Since we don't have a temple what do we do on "Pesach Sheni' today to celebrate?
 
In our time we celebrate 'Pesach Sheni' two main ways:
 
1. Eating matza - It is good to have a meal and eat matza, but the other laws pertaining to Passover like eating chametz don't apply on 'Pesach Sheni'.
 
2. We do not say Tachanun - we usually mark this day as a day of rejoicing, and do not mention Tachanun during prayer because Tachanun is somewhat sad and as a holiday we're supposed to be happy.
 
So why do we celebrate Pesach Sheni?
 
When the Children of Israel marked the first anniversary since leaving Egypt on the 14th of Nissan, they brought the Passover sacrifice. But G-d commanded that only those who were cleansed from the impurity of touching someone dead could bring the sacrifice. There were people who were not pure and they were unable to bring the Passover sacrifice so they complained about this command to Moses. In their pain, they cried out to Moshe and said, "Why should we lose out from bringing the Lord's offering among the children of Israel?"
 
Moshe took heed to their complaint and personal pain, and asked G-d what could be done for them.

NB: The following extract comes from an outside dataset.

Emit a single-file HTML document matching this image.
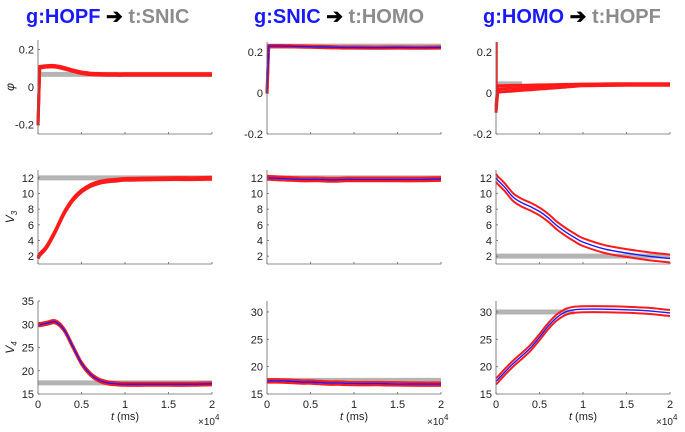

G-d's answer was that those who were impure and couldn't bring the Passover sacrifice properly on the first Passover can become pure and thirty days after Passover on the 14th of Iyar they can bring the Passover sacrifice.
 
What lesson does Pesach Sheni teach us?
 
In Judaism, even those who have fallen to the lower levels of impurity can always repent and correct their actions because "(G-d) will not reject someone who strayed." God allows everyone to do Teshuvah, and this is the message of Pesach Sheni.